— WRITTEN REQUEST —
Pictures in the entries below are excluded; copy only the lines from the one containing "Write the TikZ code for this diagram." to the one containing "(0,0) rectangle (1626,969);", both included.

——————

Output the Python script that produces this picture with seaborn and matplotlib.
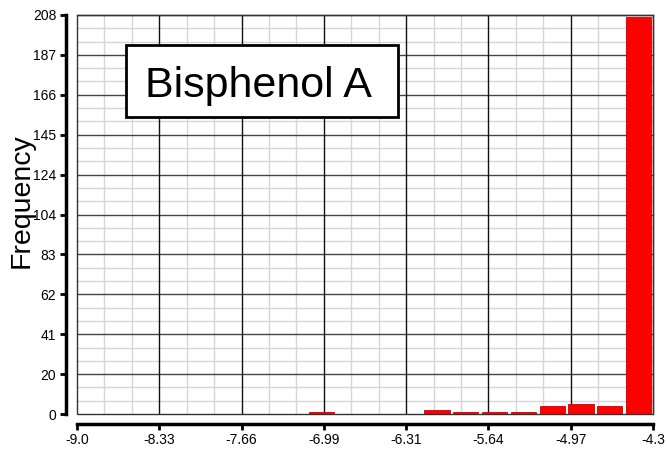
# =========================================================
# BISPHENOL A HISTOGRAM
# =========================================================

import matplotlib
matplotlib.use("Agg")

import matplotlib.pyplot as plt
from matplotlib.patches import Rectangle
from matplotlib.ticker import AutoMinorLocator
import seaborn as sns
import pandas as pd
import numpy as np

# =========================================================
# DATA
# =========================================================

title_text = "Bisphenol A"

x_min = -9.0
x_max = -4.3
n_bins = 20

bin_counts = [0, 0, 0, 0, 0, 0, 0, 0, 1, 0,
              0, 0, 2, 1, 1, 1, 4, 5, 4, 207]

x_tick_labels = ["-9.0", "-8.33", "-7.66", "-6.99",
                 "-6.31", "-5.64", "-4.97", "-4.3"]

y_tick_labels = ["0", "20", "41", "62", "83", "104",
                 "124", "145", "166", "187", "208"]

y_max = 208

# =========================================================
# PLOT
# =========================================================

sns.set_style("white")
plt.rcParams["font.family"] = ["Liberation Sans", "DejaVu Sans"]
plt.rcParams["text.color"] = "black"
plt.rcParams["axes.labelcolor"] = "black"

edges = np.linspace(x_min, x_max, n_bins + 1)
centers = (edges[:-1] + edges[1:]) / 2

df = pd.DataFrame({
    "value": centers,
    "count": bin_counts
})

fig = plt.figure(figsize=(6.67, 4.5), dpi=100)
ax = fig.add_axes([77 / 667, 36 / 450, 576 / 667, 399 / 450])

sns.histplot(
    data=df,
    x="value",
    weights="count",
    bins=n_bins,
    binrange=(x_min, x_max),
    shrink=0.88,
    color="#ff0000",
    edgecolor="#d00000",
    linewidth=0.6,
    alpha=1.0,
    ax=ax,
    zorder=3
)

ax.set_xlim(x_min, x_max)
ax.set_ylim(0, y_max)

x_ticks = np.linspace(x_min, x_max, len(x_tick_labels))
y_ticks = np.linspace(0, y_max, len(y_tick_labels))

ax.set_xticks(x_ticks)
ax.set_xticklabels(x_tick_labels, fontsize=9)
ax.set_yticks(y_ticks)
ax.set_yticklabels(y_tick_labels, fontsize=9)

# light minor grid from the axis, dark major grid drawn on top
ax.xaxis.set_minor_locator(AutoMinorLocator(3))
ax.yaxis.set_minor_locator(AutoMinorLocator(3))
ax.grid(which="minor", color="#d6d6d6", linewidth=1.0)
ax.grid(which="major", visible=False)
ax.set_axisbelow(True)

for yv in y_ticks[1:-1]:
    ax.axhline(yv, color="#444444", linewidth=1.0, zorder=1)
for xv in x_ticks[1:-1]:
    ax.axvline(xv, color="#111111", linewidth=1.0, zorder=1.1)

ax.tick_params(which="major", direction="out", length=4, width=2,
               color="black", labelcolor="black", pad=3,
               bottom=True, left=True)
ax.tick_params(which="minor", length=0)

# offset thick spines
for side in ["left", "bottom"]:
    ax.spines[side].set_linewidth(2.5)
    ax.spines[side].set_color("black")
ax.spines["left"].set_position(("outward", 8))
ax.spines["bottom"].set_position(("outward", 7))
for side in ["top", "right"]:
    ax.spines[side].set_linewidth(1)
    ax.spines[side].set_color("#333333")

# thin frame around the plot area
ax.add_patch(Rectangle(
    (0, 0), 1, 1,
    transform=ax.transAxes,
    fill=False,
    edgecolor="#333333",
    linewidth=1,
    zorder=4,
    clip_on=False
))

ax.set_xlabel("")
ax.set_ylabel("Frequency", fontsize=20.5)
ax.yaxis.set_label_coords(-0.074, 0.536)

# title box
ax.add_patch(Rectangle(
    (0.085, 0.744), 0.472, 0.181,
    transform=ax.transAxes,
    facecolor="white",
    edgecolor="black",
    linewidth=2,
    zorder=5
))

ax.text(
    0.315, 0.795,
    title_text,
    transform=ax.transAxes,
    ha="center",
    va="baseline",
    fontsize=31,
    zorder=6
)

fig.savefig("out.png", dpi=100)
plt.close(fig)
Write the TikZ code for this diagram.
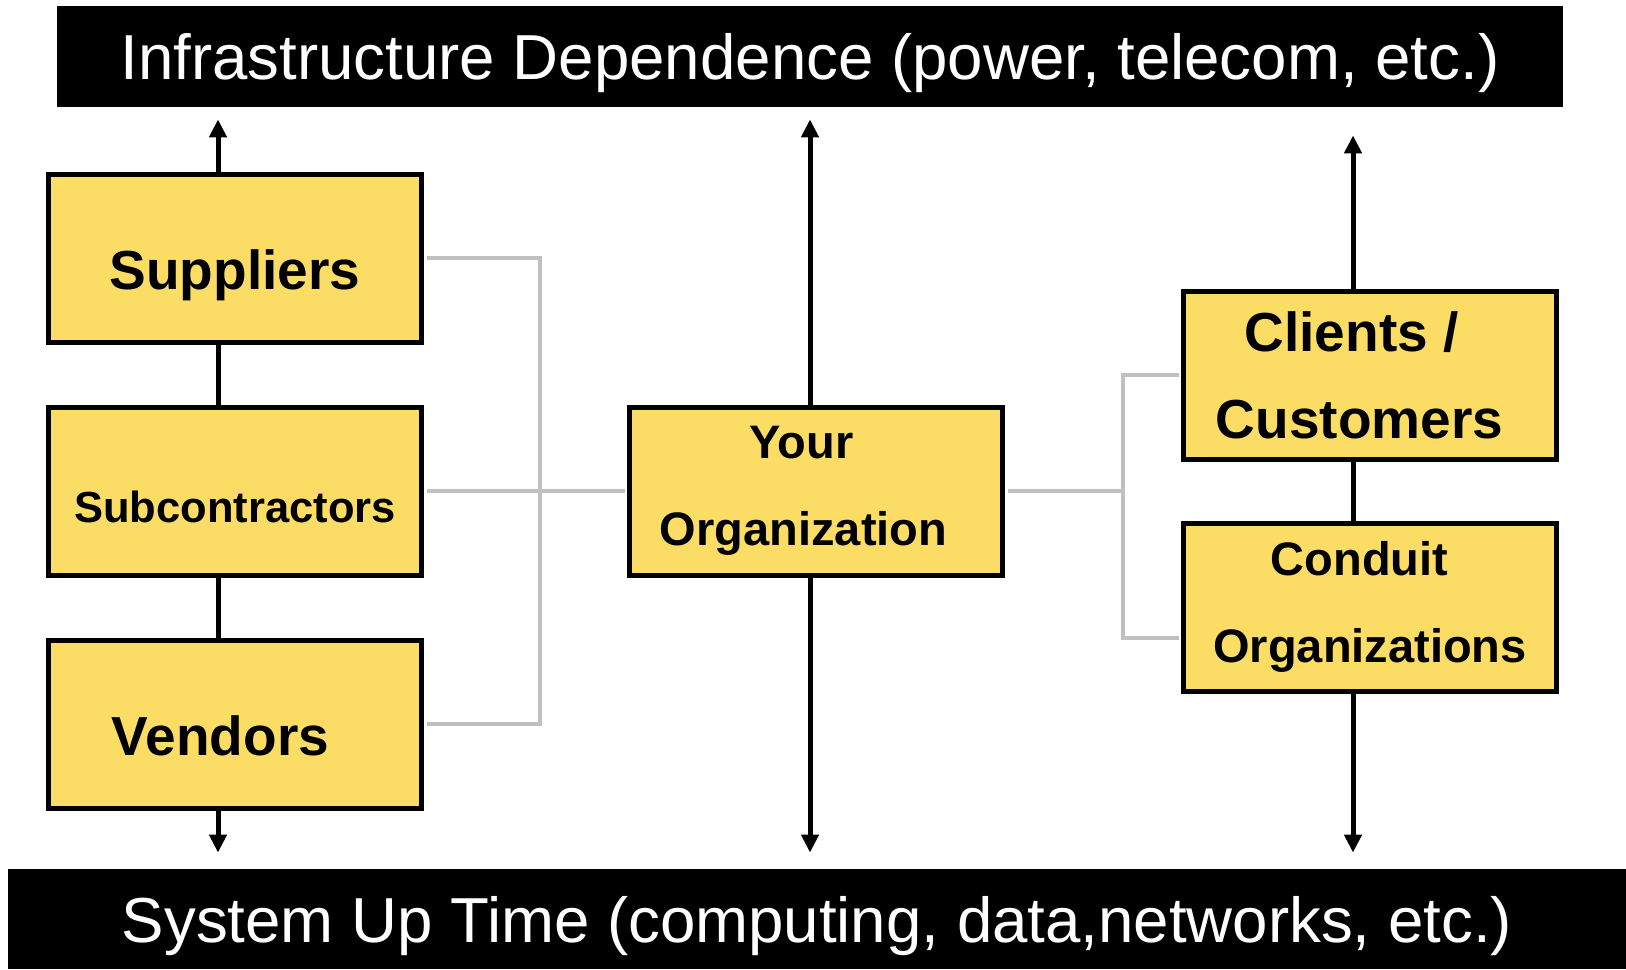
\documentclass[tikz,border=0pt]{standalone}
\usepackage{fontspec}
\setmainfont{Liberation Sans}
\definecolor{myyellow}{RGB}{251,221,102}
\definecolor{mygray}{RGB}{192,192,192}
\usetikzlibrary{arrows.meta,positioning}

\begin{document}
\begin{tikzpicture}[
  x=0.5pt, y=-0.5pt,
  bar/.style={
    fill=black,
    text=white,
    inner sep=0pt,
    text depth=0pt,
    font=\fontsize{31.8pt}{38pt}\selectfont
    },
  orgbox/.style={
    draw,
    line width=2.5pt,
    fill=myyellow,
    minimum width=186.5pt,
    minimum height=84pt,
    inner sep=0pt,
    align=center,
    font=\bfseries\fontsize{#1}{43.5pt}\selectfont
    },
  orgbox/.default=27.5pt,
  oneline/.style={
    text height=31pt,
    text depth=0pt
    },
  flow/.style={
    line width=2.5pt,
    -{Triangle[width=8.5pt,length=9pt]}
    },
  link/.style={
    draw=mygray,
    line width=1.7pt,
    shorten <=1.25pt,
    shorten >=1.25pt
    }
]
\useasboundingbox (0,0) rectangle (1626,969);

\node[bar, minimum width=753pt, minimum height=50.5pt] (infra) at (810,56.5)
  {Infrastructure Dependence (power, telecom, etc.)};
\node[bar, minimum width=809pt, minimum height=50pt] (uptime) at (817,919)
  {System Up Time (computing, data,networks, etc.)};

\node[orgbox, oneline] (sup) at (235,258) {Suppliers};
\node[orgbox=21.75pt, oneline] [below=30pt of sup] (sub) {Subcontractors};
\node[orgbox, oneline] [below=30pt of sub] (ven) {\hspace*{-14.5pt}Vendors};

\node[orgbox=23.5pt] (org) at (816,491)
  {\hspace*{-14.5pt}Your\\\hspace*{-12.5pt}Organization};

\node[orgbox] (cli) at (1370,375)
  {\hspace*{-18.5pt}Clients /\\\hspace*{-10.5pt}Customers};
\node[orgbox=23.5pt] [below=29.5pt of cli] (con)
  {\hspace*{-10.5pt}Conduit\\Organizations};

\coordinate (lx) at (218,0);
\coordinate (mx) at (810,0);
\coordinate (rx) at (1353,0);
\coordinate (lbus) at (540,0);
\coordinate (rbus) at (1123,0);

% gray links
\draw[link] (sup.east) -- (sup.east -| lbus) -- (ven.east -| lbus) -- (ven.east);
\draw[link] (sub.east) -- (org.west);
\draw[link, shorten >=0pt] (org.east) -- (org.east -| rbus);
\draw[link] (cli.west) -- (cli.west -| rbus) -- ([yshift=-15.5pt]con.west -| rbus)
  -- ([yshift=-15.5pt]con.west);

% left column
\draw[flow, shorten >=6pt] (sup.north -| lx) -- (infra.south -| lx);
\draw[line width=2.5pt] (sup.south -| lx) -- (sub.north -| lx);
\draw[line width=2.5pt] (sub.south -| lx) -- (ven.north -| lx);
\draw[flow, shorten >=8pt] (ven.south -| lx) -- (uptime.north -| lx);

% middle
\draw[flow, shorten >=6pt] (org.north -| mx) -- (infra.south -| mx);
\draw[flow, shorten >=8pt] (org.south -| mx) -- (uptime.north -| mx);

% right column
\draw[flow, shorten >=14pt] (cli.north -| rx) -- (infra.south -| rx);
\draw[line width=2.5pt] (cli.south -| rx) -- (con.north -| rx);
\draw[flow, shorten >=8pt] (con.south -| rx) -- (uptime.north -| rx);
\end{tikzpicture}
\end{document}
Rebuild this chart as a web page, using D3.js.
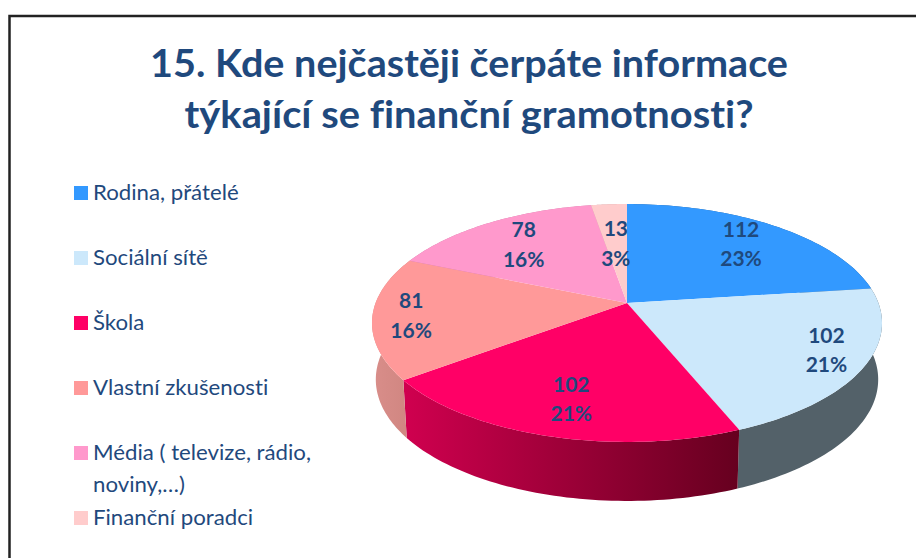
<!DOCTYPE html>
<html><head><meta charset="utf-8">
<script src="https://cdnjs.cloudflare.com/ajax/libs/d3/7.8.5/d3.min.js"></script>
<style>html,body{margin:0;padding:0;background:#fff}svg{display:block}text{font-family:Lato,sans-serif;font-variant-ligatures:none}</style>
</head><body><svg id="c" width="916" height="558"></svg>
<script>
const titleLines = ["15. Kde nejčastěji čerpáte informace", "týkající se finanční gramotnosti?"];
const categories = ["Rodina, přátelé", "Sociální sítě", "Škola", "Vlastní zkušenosti", "Média ( televize, rádio, noviny,…)", "Finanční poradci"];
const values = [112, 102, 102, 81, 78, 13];
const percents = ["23%", "21%", "21%", "16%", "16%", "3%"];
const colors = ["#3399ff", "#cce8fb", "#ff0066", "#ff9999", "#ff99cc", "#ffcccc"];
const sideColors = [["#1f5c99","#1f5c99"], ["#536169","#536169"], ["#d0004f","#66001f"], ["#d98e8a","#cf8580"], ["#cc7aa3","#cc7aa3"], ["#cca3a3","#cca3a3"]];
const labelRadii = [0.745, 0.856, 0.755, 0.85, 0.71, 0.58];
const labelNudge = [[1, 0], [-1, -7], [2, 0], [0, 0], [-2, 0], [0, 1]];
const legendRows = [193, 258, 323, 388, 453, 518];

const ink = "#1f497d";
const svg = d3.select("#c");
const defs = svg.append("defs");

// frame
svg.append("path").attr("d", "M9.5 558V16H916").attr("fill", "none").attr("stroke", "#222").attr("stroke-width", 2.5);

// title
const titleW = [638, 569];
svg.selectAll("text.title").data(titleLines).join("text").attr("class", "title")
  .attr("x", 469).attr("y", (d, i) => 77 + i * 51)
  .attr("text-anchor", "middle").attr("font-size", 38).attr("font-weight", 700).attr("fill", ink)
  .attr("textLength", (d, i) => titleW[i]).attr("lengthAdjust", "spacingAndGlyphs").text(d => d);

// legend
const legend = svg.append("g");
const rows = legend.selectAll("g").data(categories).join("g").attr("transform", (d, i) => `translate(0,${legendRows[i]})`);
rows.append("rect").attr("x", 74).attr("y", -7).attr("width", 14).attr("height", 14).attr("fill", (d, i) => colors[i]);
const lines = c => c.startsWith("Média") ? ["Média ( televize, rádio,", "noviny,…)"] : [c];
rows.each(function (d) {
  const t = d3.select(this).append("text").attr("transform", "translate(93,7) scale(1.01,1)").attr("font-size", 22).attr("fill", ink);
  lines(d).forEach((s, j) => t.append("tspan").attr("x", 0).attr("y", j * 32).text(s));
});

// perspective pie
const apex = [627, 303], A = 251.4, B = 115.6, k = 0.168;
const project = (a, r = 1, dy = 0, shrink = 1) => {
  const u = Math.sin(a) * r, v = -Math.cos(a) * r, w = 1 - k * v;
  return [apex[0] + shrink * A * u / w, apex[1] + B * v / w + dy];
};
const arcs = d3.pie().sort(null)(values);
const line = d3.line();
const steps = (a0, a1) => d3.range(0, 61).map(i => a0 + (a1 - a0) * i / 60);

const depth = a => 56 + 3 * Math.max(0, -Math.cos(a));
const sides = svg.append("g");
arcs.forEach((d, i) => {
  const top = steps(d.startAngle, d.endAngle).map(a => project(a));
  const bot = steps(d.endAngle, d.startAngle).map(a => project(a, 1, depth(a), 0.985));
  const pts = top.concat(bot);
  const xs = d3.extent(pts, p => p[0]);
  const g = defs.append("linearGradient").attr("id", "s" + i).attr("gradientUnits", "userSpaceOnUse")
    .attr("x1", xs[0]).attr("x2", xs[1]).attr("y1", 0).attr("y2", 0);
  g.append("stop").attr("offset", 0).attr("stop-color", sideColors[i][0]);
  g.append("stop").attr("offset", 1).attr("stop-color", sideColors[i][1]);
  sides.append("path").attr("d", line(pts) + "Z").attr("fill", `url(#s${i})`);
});
const tops = svg.append("g");
arcs.forEach((d, i) => {
  tops.append("path").attr("d", line([apex].concat(steps(d.startAngle, d.endAngle).map(a => project(a)))) + "Z").attr("fill", colors[i]);
});

// labels
arcs.forEach((d, i) => {
  const m = (d.startAngle + d.endAngle) / 2;
  const p = project(m, labelRadii[i]);
  const x = p[0] + labelNudge[i][0], y = p[1] + labelNudge[i][1];
  const t = svg.append("text").attr("text-anchor", "middle").attr("font-size", 21).attr("font-weight", 700).attr("fill", ink);
  t.append("tspan").attr("x", x).attr("y", y - 7).text(values[i]);
  t.append("tspan").attr("x", x).attr("y", y + 22.5).text(percents[i]);
});
</script></body></html>
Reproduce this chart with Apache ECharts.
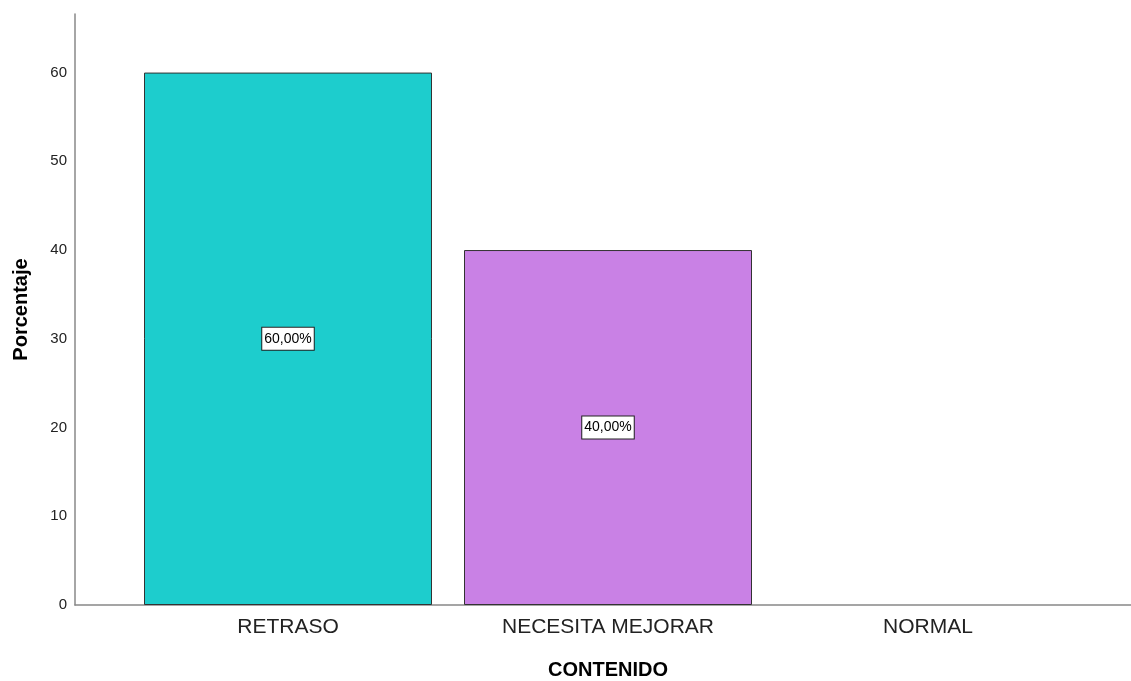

——————

— THE SOLUTION —
Write the TikZ code for this diagram.
\documentclass[tikz,border=0pt]{standalone}
\usepackage{fontspec}
\setmainfont{Liberation Sans}
\definecolor{myyellow}{RGB}{251,221,102}
\definecolor{mygray}{RGB}{192,192,192}
\usetikzlibrary{arrows.meta,positioning}

\begin{document}
\begin{tikzpicture}[
  x=0.5pt, y=-0.5pt,
  bar/.style={
    fill=black,
    text=white,
    inner sep=0pt,
    text depth=0pt,
    font=\fontsize{31.8pt}{38pt}\selectfont
    },
  orgbox/.style={
    draw,
    line width=2.5pt,
    fill=myyellow,
    minimum width=186.5pt,
    minimum height=84pt,
    inner sep=0pt,
    align=center,
    font=\bfseries\fontsize{#1}{43.5pt}\selectfont
    },
  orgbox/.default=27.5pt,
  oneline/.style={
    text height=31pt,
    text depth=0pt
    },
  flow/.style={
    line width=2.5pt,
    -{Triangle[width=8.5pt,length=9pt]}
    },
  link/.style={
    draw=mygray,
    line width=1.7pt,
    shorten <=1.25pt,
    shorten >=1.25pt
    }
]
\useasboundingbox (0,0) rectangle (1626,969);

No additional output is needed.